Most people assumed Britain’s exit from the European Union could be over and done with in just one year and those who did were in for a big disappointment. During this timeperiod the Palace of Westminster saw government crises, resignations, re-negotiations, attempted do-overs of parliamentary votes and obstruction among other things. All of these are part and parcel of a democratic country’s political process. It also showcased the type of gridlock that can occur when a country’s leadership is split almost exactly down the middle with neither side being able to move forward with the agenda they perceive to be in the country’s best interests. What broke the stalemate was the sweeping electoral victory of Boris Johnson and the Conservative Party. After acquiring a majority in Parliament last December, they wasted no time before pushing through a resolution to “get Brexit done” and leave the European Union before December 31st, 2020. The UK population’s voting preferences clearly show that the average voter is mostly interested in putting the whole Brexit ordeal behind them already. Given the current state of affairs there’s a good chance of that happening. Our prediction is that by the second quarter a 2020 there will be an exit agreement signed by both parties. Once that’s over, the British pound will stabilize and European markets will be at ease again. Businesses will also be able to plan for the future once the exact terms of the agreement become known.

National Politics

2020 will be Germany’s turn in the rotation for the European Commission’s Presidency. For the next six months President Ursula von der Leyen will find herself in the unusual situation of having to check with her country’s government to see if they support her decisions. Even without the Commission President, they’re still one of the most influentional countries in the EU. Many people have pointed out that the Chancellor Merkel of Germany and President von der Leyen are not on the best of terms, however, both of them are also known to have enough professionalism to be able to work together efficitently, despite their differences. Germany is also feeling a lot of pressure from the various from environmentalist movements, which aren’t satisfied with Brussels’ efforts to combat climate issues.
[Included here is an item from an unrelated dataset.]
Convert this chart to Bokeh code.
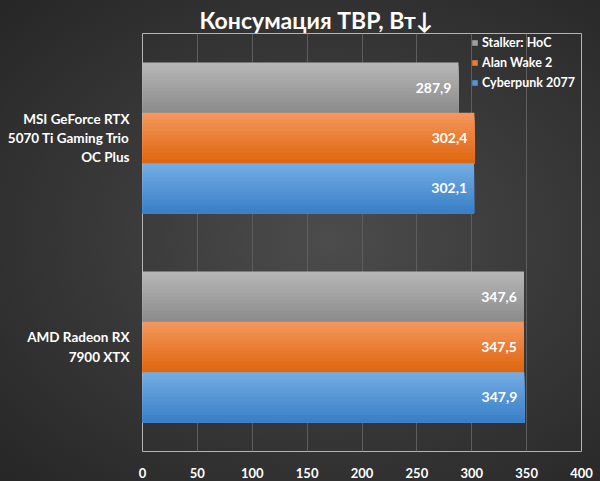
from bokeh.plotting import figure
from bokeh.models import (ColumnDataSource, Range1d, FactorRange, FixedTicker,
                          Legend, LegendItem)
from bokeh.transform import dodge
from bokeh.core.properties import value
from bokeh.embed import file_html
from bokeh.resources import INLINE

# ---- data ----
categories = ["MSI GeForce RTX\n5070 Ti Gaming Trio\nOC Plus", "AMD Radeon RX\n7900 XTX"]
series_names = ["Stalker: HoC", "Alan Wake 2", "Cyberpunk 2077"]
stalker = [287.9, 347.6]
alan_wake = [302.4, 347.5]
cyberpunk = [302.1, 347.9]
x_ticks = [0, 50, 100, 150, 200, 250, 300, 350, 400]
title_text = "Консумация TBP, Вт↓"

series_values = [stalker, alan_wake, cyberpunk]
# top / bottom gradient colours per series
grad = [((0xb6, 0xb6, 0xb6), (0x8c, 0x8c, 0x8c)),
        ((0xf4, 0x96, 0x5c), (0xdf, 0x67, 0x10)),
        ((0x72, 0xac, 0xe3), (0x3a, 0x80, 0xc8))]

FONT = "Lato"
W, H = 600, 481
FL, FR, FT, FB = 142, 581, 33, 451

p = figure(width=W, height=H, output_backend="svg", toolbar_location=None,
           x_range=Range1d(0, 400), y_range=FactorRange(factors=list(reversed(categories))),
           frame_width=FR - FL, frame_height=FB - FT,
           min_border_left=FL, min_border_right=W - FR, min_border_top=FT,
           min_border_bottom=H - FB)

p.styles = {"background-image": "radial-gradient(ellipse at 55% 50%, #4c4c4c 0%, #3a3a3a 45%, #262626 100%)"}
p.background_fill_alpha = 0
p.border_fill_alpha = 0
p.outline_line_color = "#b4b4b4"
p.outline_line_width = 1

p.title.text = title_text
p.title.align = "left"
p.title.text_color = "white"
p.title.text_font = FONT
p.title.text_font_size = "23px"
p.title.text_font_style = "bold"
p.title.offset = 57
p.title.standoff = 0

p.xgrid.ticker = FixedTicker(ticks=x_ticks)
p.xgrid.grid_line_color = "#5e5e5e"
p.xgrid.grid_line_width = 1
p.ygrid.grid_line_color = None

p.xaxis.ticker = FixedTicker(ticks=x_ticks)
p.xaxis.axis_line_color = None
p.xaxis.major_tick_line_color = None
p.xaxis.minor_tick_line_color = None
p.xaxis.major_label_text_color = "white"
p.xaxis.major_label_text_font = FONT
p.xaxis.major_label_text_font_style = "bold"
p.xaxis.major_label_text_font_size = "13px"
p.xaxis.major_label_standoff = 10

p.yaxis.axis_line_color = None
p.yaxis.major_tick_line_color = None
p.yaxis.minor_tick_line_color = None
p.yaxis.major_label_text_color = "white"
p.yaxis.major_label_text_font = FONT
p.yaxis.major_label_text_font_style = "bold"
p.yaxis.major_label_text_font_size = "13.5px"
p.yaxis.major_label_text_align = "center"
p.yaxis.major_label_standoff = 7

bar_h = 0.241
N = 14
legend_items = []
for k, (name, vals) in enumerate(zip(series_names, series_values)):
    src = ColumnDataSource(dict(cat=categories, val=vals,
                                lab=[f"{v:.1f}".replace(".", ",") for v in vals]))
    center = bar_h * (1 - k)
    bottom = center - bar_h / 2
    (r0, g0, b0), (r1, g1, b1) = grad[k]
    mid_r = None
    for i in range(N):
        t = i / (N - 1)
        c = "#%02x%02x%02x" % (round(r0 + (r1 - r0) * t), round(g0 + (g1 - g0) * t), round(b0 + (b1 - b0) * t))
        hh = bar_h * (N - i) / N
        r = p.hbar(y=dodge("cat", bottom + hh / 2, range=p.y_range), left=0, right="val",
                   height=hh, fill_color=c, line_color=None, source=src)
        if i == N // 2:
            mid_r = r
    legend_items.append(LegendItem(label=name, renderers=[mid_r]))
    p.text(x="val", y=dodge("cat", center, range=p.y_range), text="lab", source=src,
           text_align="right", text_baseline="middle", x_offset=-7,
           text_color="white", text_font=value(FONT), text_font_style="bold",
           text_font_size="14px")

legend = Legend(items=legend_items, location=(329, FB - FT - 59), orientation="vertical",
                background_fill_alpha=0, border_line_color=None,
                glyph_width=7, glyph_height=7, label_standoff=4, spacing=0,
                label_height=20, padding=2, margin=0,
                label_text_color="white", label_text_font=FONT,
                label_text_font_style="bold", label_text_font_size="12.5px")
p.add_layout(legend, "center")

open("out.html", "w").write(file_html(p, INLINE))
They also have to deal with the rising political tensions over the question of immigration, especially in the easten provinces of the country. This is an especially pressing matter for the Merkel-Leyen duo, because it’s necessary for them to be able to maintain the power of the CDU/CSU party union in Germany. Meanwhile French President Emmanuel Macron has been dealing with an enless series of street protests that suggest the French population is moving in a different direction than the powers that define the EU’s future. What makes the EU’s situation even more complicated is the election of nationalist politicians in Central- and Eastern-Europen countries. For them it’s a means of demonstrating a sense of self-determination. Many of these countries still find themselves hesitant or possibly unwilling to cooperate with a large top-down international alliance like the EU. They still carry a lot of baggage from the Soviet era that might only ease up after several more generations. Harmony within the European Union is in short supply. Having Germany take the wheel in the EU might be what they need to become a more cohesive unit, since Berlin’s authority is the only one that can match that of Brussels.

Economy

Although the EU continues to be the world’s second largest economy after the US, Brexit and China’s economic growth put their position at serious risk. At the same time they remain the commonly cited ideal example of of a functional social safety net. Unfortunately said safety net also comes with a massive price tag. The European Union is also the major economic power that puts the largest emphasis on trying to actually tackle climate issues in practice. Their economic policy actively aims to try and change their economic structure in a clearly defensive strategy. The goal isn’t economic growth, but to ensure the survival of environmentally friendly industries. These policies include support for renewable energy, passive houses, recycling, emission quotas and other strict regulations. Right now all of these measures are all obstacles to economic growth, however, they could instead turn to advantages if changes in climate really will have a severe impact on the working of economic systems down the line. At the very least it indicates that Europe is willing to sacrifice short term economic growth for the potential of a long term return. The consequence of that commitment is that their GDP growth will remain slow this year while their government spending continues to rise. It also means that they’ll need to maintain their negative base interest rates. Another factor to consider is the population’s conscious shopping habits that result in little retail sales growth and low inflation. If Europe maintains this pattern then it might end up almost into a restort: a place that’s nice to live in, but not a particularly attractive investment choice.